### Listed records
· · · · · · ·

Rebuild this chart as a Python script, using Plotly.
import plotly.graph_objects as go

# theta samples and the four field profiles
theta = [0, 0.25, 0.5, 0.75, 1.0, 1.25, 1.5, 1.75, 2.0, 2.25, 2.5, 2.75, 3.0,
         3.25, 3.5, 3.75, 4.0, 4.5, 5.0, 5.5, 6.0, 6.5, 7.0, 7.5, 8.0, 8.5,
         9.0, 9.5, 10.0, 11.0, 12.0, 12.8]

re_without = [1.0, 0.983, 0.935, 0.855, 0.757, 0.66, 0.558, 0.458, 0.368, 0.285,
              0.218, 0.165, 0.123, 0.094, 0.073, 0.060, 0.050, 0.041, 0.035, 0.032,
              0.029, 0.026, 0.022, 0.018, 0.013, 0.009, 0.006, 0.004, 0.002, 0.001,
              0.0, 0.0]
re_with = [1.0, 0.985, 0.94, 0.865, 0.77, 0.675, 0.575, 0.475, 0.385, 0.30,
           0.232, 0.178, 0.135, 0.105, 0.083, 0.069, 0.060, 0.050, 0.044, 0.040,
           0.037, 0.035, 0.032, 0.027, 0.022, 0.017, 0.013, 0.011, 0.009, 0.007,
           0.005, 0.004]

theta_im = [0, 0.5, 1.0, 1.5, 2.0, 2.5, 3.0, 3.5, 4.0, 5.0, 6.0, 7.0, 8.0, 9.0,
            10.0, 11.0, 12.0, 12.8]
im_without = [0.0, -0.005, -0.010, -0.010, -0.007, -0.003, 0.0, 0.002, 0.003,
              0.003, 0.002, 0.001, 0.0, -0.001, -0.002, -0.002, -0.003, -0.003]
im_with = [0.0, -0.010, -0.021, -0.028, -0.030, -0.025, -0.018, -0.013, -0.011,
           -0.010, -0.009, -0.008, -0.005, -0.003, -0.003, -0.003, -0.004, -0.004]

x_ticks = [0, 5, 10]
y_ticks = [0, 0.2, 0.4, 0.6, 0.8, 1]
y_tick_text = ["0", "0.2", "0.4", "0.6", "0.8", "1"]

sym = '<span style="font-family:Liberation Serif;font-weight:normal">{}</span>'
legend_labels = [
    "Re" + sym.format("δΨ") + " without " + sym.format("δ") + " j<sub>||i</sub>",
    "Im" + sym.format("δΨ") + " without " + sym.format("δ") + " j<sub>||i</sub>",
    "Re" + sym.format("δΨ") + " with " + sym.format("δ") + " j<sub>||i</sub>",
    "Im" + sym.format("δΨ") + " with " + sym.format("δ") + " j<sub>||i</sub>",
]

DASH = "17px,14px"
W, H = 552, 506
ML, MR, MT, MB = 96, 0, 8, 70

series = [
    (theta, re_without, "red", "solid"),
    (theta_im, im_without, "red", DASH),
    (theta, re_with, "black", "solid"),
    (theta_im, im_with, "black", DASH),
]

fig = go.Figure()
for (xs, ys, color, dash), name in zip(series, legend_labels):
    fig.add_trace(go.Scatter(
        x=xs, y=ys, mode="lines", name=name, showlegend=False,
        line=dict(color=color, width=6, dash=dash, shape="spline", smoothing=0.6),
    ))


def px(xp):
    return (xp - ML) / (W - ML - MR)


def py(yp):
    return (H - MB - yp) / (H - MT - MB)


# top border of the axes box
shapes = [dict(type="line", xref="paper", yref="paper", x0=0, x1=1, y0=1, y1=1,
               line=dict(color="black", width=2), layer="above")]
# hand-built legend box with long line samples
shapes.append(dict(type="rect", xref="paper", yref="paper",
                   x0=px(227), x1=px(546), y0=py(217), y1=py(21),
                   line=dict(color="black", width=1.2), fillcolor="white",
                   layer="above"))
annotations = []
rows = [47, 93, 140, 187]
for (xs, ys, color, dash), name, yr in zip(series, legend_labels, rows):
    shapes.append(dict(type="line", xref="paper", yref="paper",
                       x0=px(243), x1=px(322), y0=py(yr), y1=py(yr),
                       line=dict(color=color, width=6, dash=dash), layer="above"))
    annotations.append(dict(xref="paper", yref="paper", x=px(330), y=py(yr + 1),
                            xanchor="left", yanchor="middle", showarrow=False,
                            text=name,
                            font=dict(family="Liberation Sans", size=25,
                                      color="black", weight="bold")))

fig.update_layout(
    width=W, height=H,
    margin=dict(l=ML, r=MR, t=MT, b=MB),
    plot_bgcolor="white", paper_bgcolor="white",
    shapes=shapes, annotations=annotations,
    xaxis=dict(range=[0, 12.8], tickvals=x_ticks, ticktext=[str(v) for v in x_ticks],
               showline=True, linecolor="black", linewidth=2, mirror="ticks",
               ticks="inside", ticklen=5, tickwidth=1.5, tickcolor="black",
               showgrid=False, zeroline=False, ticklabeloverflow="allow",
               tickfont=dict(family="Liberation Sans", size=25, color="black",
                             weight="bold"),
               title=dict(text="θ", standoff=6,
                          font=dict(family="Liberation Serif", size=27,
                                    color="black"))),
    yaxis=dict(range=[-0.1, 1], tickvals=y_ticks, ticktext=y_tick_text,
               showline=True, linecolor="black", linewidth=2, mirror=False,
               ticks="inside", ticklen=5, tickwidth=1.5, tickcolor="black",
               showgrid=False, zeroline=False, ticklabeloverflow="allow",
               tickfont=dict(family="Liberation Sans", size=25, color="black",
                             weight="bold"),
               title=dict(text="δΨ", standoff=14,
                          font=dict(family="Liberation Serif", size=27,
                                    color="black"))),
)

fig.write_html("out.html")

· · · · · · ·

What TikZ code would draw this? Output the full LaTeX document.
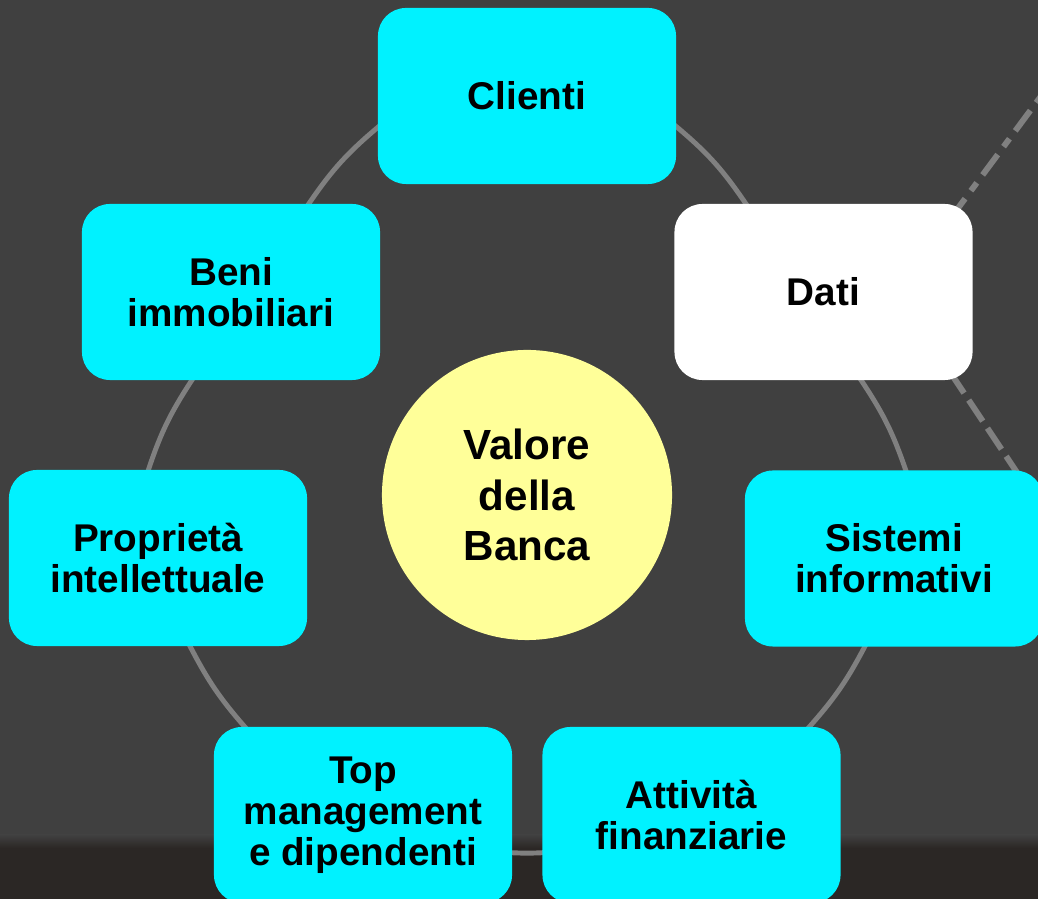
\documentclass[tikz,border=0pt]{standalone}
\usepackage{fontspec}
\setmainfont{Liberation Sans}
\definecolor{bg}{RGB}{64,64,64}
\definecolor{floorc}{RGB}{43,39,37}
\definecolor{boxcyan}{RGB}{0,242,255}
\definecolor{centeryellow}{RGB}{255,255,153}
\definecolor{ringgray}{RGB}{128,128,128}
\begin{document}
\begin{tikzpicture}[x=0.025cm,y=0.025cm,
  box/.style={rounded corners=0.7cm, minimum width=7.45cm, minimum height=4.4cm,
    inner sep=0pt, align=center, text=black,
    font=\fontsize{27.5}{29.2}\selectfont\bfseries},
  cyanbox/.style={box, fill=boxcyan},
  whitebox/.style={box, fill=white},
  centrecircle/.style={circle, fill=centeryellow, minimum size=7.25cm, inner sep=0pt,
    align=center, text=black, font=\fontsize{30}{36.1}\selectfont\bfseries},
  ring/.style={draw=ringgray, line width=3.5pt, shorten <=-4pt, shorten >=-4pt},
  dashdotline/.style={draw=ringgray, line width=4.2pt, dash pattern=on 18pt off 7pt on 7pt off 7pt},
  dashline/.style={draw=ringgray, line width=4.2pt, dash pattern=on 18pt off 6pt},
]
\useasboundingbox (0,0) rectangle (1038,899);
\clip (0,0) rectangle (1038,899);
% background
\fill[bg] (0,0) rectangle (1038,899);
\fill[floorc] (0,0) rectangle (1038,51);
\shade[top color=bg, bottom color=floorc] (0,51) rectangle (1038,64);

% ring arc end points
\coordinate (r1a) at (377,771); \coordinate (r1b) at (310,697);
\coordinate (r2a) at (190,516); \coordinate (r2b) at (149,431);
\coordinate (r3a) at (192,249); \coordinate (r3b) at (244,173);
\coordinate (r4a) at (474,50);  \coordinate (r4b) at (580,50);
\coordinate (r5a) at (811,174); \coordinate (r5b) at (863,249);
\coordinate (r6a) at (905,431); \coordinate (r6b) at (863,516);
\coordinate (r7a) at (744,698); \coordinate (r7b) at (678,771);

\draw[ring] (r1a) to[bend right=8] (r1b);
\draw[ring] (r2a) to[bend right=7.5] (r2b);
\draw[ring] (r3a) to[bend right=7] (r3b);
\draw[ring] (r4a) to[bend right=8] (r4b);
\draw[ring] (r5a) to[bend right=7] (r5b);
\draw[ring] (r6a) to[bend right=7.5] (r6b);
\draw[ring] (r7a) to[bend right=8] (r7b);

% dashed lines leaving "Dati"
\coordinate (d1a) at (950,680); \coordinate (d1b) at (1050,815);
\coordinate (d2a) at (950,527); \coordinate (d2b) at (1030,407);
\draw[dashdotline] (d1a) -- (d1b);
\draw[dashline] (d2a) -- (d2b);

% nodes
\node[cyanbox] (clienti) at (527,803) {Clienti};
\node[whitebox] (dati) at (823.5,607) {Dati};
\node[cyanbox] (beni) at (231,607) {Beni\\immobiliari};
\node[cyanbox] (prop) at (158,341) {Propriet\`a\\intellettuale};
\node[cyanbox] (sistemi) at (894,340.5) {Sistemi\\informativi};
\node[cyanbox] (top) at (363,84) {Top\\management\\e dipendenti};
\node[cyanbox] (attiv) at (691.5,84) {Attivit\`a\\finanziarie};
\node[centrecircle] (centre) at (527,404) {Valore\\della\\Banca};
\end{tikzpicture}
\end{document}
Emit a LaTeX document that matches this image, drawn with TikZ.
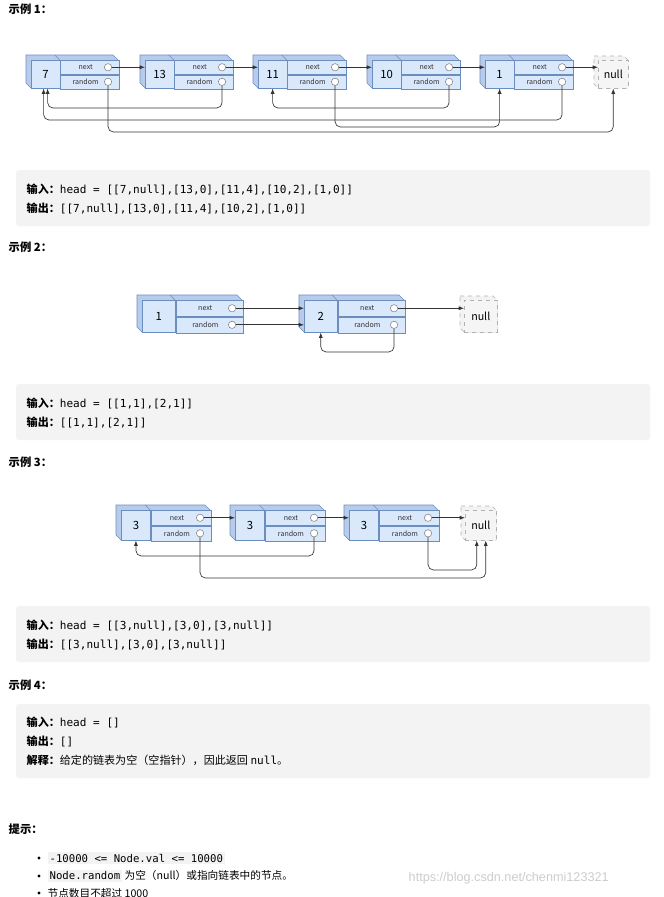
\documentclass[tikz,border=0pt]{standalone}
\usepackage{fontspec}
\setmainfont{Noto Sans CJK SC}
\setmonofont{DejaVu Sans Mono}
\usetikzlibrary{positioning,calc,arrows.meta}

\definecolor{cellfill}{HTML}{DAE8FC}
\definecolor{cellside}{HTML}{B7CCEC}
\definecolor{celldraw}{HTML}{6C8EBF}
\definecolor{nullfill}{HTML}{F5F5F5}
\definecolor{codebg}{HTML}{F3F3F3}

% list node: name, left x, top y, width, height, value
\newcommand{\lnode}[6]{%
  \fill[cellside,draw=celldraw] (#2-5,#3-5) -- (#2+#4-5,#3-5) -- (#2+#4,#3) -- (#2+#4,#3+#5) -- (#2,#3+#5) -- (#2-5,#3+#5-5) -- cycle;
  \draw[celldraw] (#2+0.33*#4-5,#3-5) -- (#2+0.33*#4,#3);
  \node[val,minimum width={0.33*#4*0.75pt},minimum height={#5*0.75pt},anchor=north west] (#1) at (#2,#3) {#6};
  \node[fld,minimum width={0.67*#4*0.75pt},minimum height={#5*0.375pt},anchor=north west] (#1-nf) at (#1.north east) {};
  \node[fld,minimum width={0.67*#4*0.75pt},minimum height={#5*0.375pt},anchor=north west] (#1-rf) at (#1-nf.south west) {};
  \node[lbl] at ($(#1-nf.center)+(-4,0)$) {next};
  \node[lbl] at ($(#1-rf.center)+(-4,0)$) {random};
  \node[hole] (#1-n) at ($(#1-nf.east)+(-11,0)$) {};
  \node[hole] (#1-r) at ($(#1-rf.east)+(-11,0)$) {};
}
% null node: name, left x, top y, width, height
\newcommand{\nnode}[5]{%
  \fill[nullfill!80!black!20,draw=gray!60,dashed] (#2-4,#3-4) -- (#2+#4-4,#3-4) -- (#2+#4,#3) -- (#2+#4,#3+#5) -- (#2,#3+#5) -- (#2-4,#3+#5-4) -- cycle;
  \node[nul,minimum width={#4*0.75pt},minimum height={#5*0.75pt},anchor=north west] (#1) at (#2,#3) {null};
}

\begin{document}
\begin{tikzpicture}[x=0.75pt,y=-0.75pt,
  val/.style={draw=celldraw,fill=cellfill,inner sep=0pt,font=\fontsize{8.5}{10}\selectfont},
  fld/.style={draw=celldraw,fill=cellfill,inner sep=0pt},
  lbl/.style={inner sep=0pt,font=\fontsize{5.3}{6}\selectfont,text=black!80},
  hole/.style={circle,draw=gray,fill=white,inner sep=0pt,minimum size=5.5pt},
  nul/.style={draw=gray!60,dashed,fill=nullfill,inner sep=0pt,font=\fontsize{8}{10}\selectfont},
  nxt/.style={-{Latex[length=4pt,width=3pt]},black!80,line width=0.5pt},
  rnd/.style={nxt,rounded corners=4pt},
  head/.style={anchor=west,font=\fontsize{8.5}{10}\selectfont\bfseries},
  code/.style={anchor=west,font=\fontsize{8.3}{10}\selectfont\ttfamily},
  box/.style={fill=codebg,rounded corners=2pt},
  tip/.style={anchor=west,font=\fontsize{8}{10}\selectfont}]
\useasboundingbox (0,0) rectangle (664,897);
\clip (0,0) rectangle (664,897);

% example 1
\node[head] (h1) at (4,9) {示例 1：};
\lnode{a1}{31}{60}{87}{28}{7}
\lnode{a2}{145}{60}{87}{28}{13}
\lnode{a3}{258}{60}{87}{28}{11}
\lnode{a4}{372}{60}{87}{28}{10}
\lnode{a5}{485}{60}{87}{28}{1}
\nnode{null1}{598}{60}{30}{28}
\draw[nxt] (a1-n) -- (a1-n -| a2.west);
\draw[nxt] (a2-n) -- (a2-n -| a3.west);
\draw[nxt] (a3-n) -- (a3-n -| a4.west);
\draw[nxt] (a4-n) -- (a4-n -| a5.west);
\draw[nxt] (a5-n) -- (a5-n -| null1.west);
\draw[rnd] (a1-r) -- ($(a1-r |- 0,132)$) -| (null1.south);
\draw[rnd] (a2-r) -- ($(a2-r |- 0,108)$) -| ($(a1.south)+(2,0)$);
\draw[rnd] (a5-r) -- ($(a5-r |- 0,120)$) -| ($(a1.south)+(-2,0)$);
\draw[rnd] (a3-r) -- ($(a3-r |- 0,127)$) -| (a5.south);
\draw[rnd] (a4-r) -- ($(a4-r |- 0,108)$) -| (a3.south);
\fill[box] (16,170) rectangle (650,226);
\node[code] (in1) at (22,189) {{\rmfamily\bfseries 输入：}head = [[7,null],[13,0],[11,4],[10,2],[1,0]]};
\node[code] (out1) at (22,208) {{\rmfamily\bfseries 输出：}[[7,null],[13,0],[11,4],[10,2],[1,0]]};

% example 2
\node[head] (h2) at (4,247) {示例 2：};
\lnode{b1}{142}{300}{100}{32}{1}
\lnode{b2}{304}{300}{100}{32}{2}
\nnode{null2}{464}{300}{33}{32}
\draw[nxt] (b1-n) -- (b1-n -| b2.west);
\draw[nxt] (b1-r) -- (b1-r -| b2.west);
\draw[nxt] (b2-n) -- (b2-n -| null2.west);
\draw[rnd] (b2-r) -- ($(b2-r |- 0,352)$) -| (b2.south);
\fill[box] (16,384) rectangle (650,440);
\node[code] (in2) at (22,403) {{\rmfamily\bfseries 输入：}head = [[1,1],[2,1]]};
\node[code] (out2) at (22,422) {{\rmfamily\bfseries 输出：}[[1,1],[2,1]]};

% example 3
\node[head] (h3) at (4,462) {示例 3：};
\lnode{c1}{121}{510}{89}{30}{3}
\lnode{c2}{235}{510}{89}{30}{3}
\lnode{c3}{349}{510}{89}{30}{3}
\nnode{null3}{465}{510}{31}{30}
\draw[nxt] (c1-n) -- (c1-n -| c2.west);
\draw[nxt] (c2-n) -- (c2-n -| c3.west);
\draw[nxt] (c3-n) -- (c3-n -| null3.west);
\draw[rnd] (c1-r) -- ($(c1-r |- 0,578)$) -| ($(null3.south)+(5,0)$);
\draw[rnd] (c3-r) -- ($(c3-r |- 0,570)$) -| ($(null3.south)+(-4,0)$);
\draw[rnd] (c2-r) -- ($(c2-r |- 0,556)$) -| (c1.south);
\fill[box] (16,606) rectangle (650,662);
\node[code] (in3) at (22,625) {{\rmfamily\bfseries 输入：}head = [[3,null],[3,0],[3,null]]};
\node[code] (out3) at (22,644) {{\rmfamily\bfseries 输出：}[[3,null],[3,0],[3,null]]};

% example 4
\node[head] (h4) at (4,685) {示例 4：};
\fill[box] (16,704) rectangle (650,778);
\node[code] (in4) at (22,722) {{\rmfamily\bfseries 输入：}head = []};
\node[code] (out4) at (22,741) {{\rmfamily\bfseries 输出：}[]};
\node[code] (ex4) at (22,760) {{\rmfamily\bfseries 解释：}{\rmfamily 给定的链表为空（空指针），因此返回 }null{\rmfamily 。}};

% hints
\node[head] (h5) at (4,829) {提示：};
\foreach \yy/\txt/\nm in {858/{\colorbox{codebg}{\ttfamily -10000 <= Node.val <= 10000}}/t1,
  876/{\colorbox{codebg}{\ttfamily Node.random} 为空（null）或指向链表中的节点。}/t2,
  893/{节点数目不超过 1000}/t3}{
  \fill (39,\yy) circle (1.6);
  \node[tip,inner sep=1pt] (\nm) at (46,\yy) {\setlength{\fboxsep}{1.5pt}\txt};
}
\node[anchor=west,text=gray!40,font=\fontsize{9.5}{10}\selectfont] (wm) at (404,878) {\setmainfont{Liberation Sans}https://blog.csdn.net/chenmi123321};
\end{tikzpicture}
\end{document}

· · · · · · ·

### Written instruction
Your task is to repeat the lines from the one containing "Rebuild this chart" to the one containing "9.0, 9.5, 10.0, 11.0, 12.0, 12.8]", both lines included. Leave out every other line.

### Answer to the exercise
Rebuild this chart as a Python script, using Plotly.
import plotly.graph_objects as go

# theta samples and the four field profiles
theta = [0, 0.25, 0.5, 0.75, 1.0, 1.25, 1.5, 1.75, 2.0, 2.25, 2.5, 2.75, 3.0,
         3.25, 3.5, 3.75, 4.0, 4.5, 5.0, 5.5, 6.0, 6.5, 7.0, 7.5, 8.0, 8.5,
         9.0, 9.5, 10.0, 11.0, 12.0, 12.8]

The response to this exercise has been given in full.